Across Canada’s biggest economic priorities—housing, energy, defence, artificial intelligence—the issue isn’t simply the availability of talent. It’s how effectively companies can absorb, develop, and deploy it at the speed and scale these priorities require.
Shortages are real. But how companies define roles, hire, and invest in training matters just as much as how much talent we produce.
In theory, Canada has many of the right ingredients: a well-educated workforce, strong research capacity, and a steady pipeline of graduates. In practice, the translation from talent to economic value is uneven and slow. Too much is lost between producing talent and deploying it effectively.
Part of the issue lies in how companies are structured. Many are set up to hire finished talent rather than develop it internally. That may be efficient in the short term, but it limits their ability to scale. Training is still too often treated as a cost rather than a core capability, and partnerships with post-secondary institutions are often transactional or disconnected from operational needs.

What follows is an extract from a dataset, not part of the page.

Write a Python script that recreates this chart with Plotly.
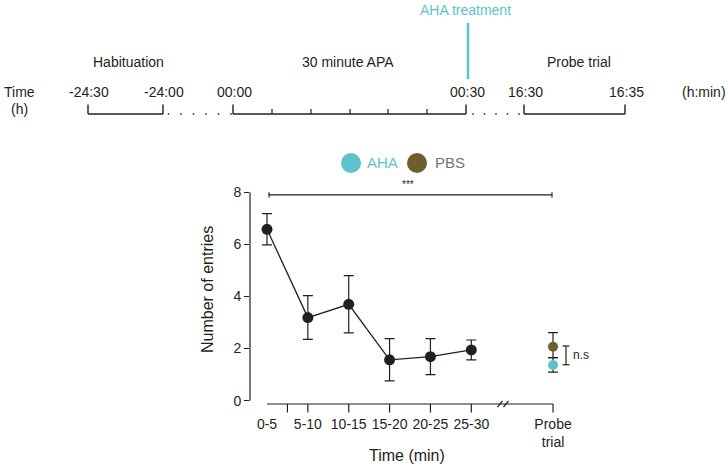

The result: systems that produce talent, but insufficient capacity to absorb and deploy it.
You can see this in construction. Canada needs more people in the skilled trades, but meeting that need depends on more than supply: it requires companies that can integrate and train new entrants, adopt modern building methods, and organize work to improve productivity. Innovations in modular construction and digital project management can improve efficiency, but only for companies that invest in them.
On most job sites, new workers require significant on-the-job training and supervision. Companies like PCL Constructors are investing more deliberately in training through apprenticeships, on-the-job learning, and college partnerships. But many companies, especially small and medium-sized ones, lack the capacity to deliver that training at scale. Those that do, can do more with the same workforce; those that don’t, remain constrained even when workers are available.
In the energy sector, progress depends on investment, but also on whether companies can mobilize specialized talent across regions, coordinate with partners, and deliver projects on tight timelines. This affects technology, generation, and infrastructure companies across the sector, from GE Vernova and Ontario Power Generation to Enbridge, where execution depends on having specialized talent in place at the right stages of large, multi-partner projects.
A similar dynamic is playing out in mining, where companies like Teck and Cameco operate capital-intensive projects that rely on deploying specialized talent across regions and partners.
A related challenge is emerging in defence, where scaling domestic capability will depend not just on procurement, but on whether our armed forces and the defence industry can build and mobilize the skilled workforce needed to design, build, and sustain advanced systems across regions, suppliers, and coordinated initiatives.
In tech and artificial intelligence, the gap is adoption—namely companies’ ability to integrate AI into workflows, train their workforce, and apply it across operations. Even large companies, including RBC, are still working to embed AI tools into daily operations.
In each case, the issue isn’t simply talent supply. It’s how effectively talent is absorbed and deployed within companies.
Across sectors, companies that embed training and build sustained partnerships with post-secondary institutions are still the exception, not the norm. Which means success still depends on whether companies choose to invest in and engage with these systems.
This is where company-level solutions reach their limits and where the broader workforce system, including post-secondary education, becomes part of the solution. Colleges, polytechnics, and universities are no longer a standalone sector responsible for producing talent. They’re part of the systems that determine how talent is deployed: through work-integrated learning, continuing education, applied research, credential design, and employer partnerships.
When those connections are strong, talent moves more quickly from education to application. When they’re weak, the system stalls.
The challenge is that our systems aren’t consistently set up to support this kind of behaviour. Connections between companies and post-secondary institutions are often fragmented or difficult to navigate, making sustained employer engagement harder.
That’s where both industry and policy need to shift. If companies want post-secondary systems that deliver talent more effectively, they need to engage more deeply in how those systems are designed and delivered. That means treating talent development as a core operational capability, not something outsourced. It means redesigning roles and partnering with post-secondary institutions to build internal training capacity, and shifting from competing for talent to helping grow it.
Policy frameworks need to reinforce this shift by making it easier for companies to engage and ensuring funding incentivizes stronger, sustained employer–institution partnerships.
More funding, on its own, won’t fix this.
This is the shift Canada needs to make. If Canada wants to deliver on its economic priorities, it needs to focus not just on how talent is produced, but on how it’s developed and deployed, starting with how companies build and use it.
Talent only matters if it’s put to work.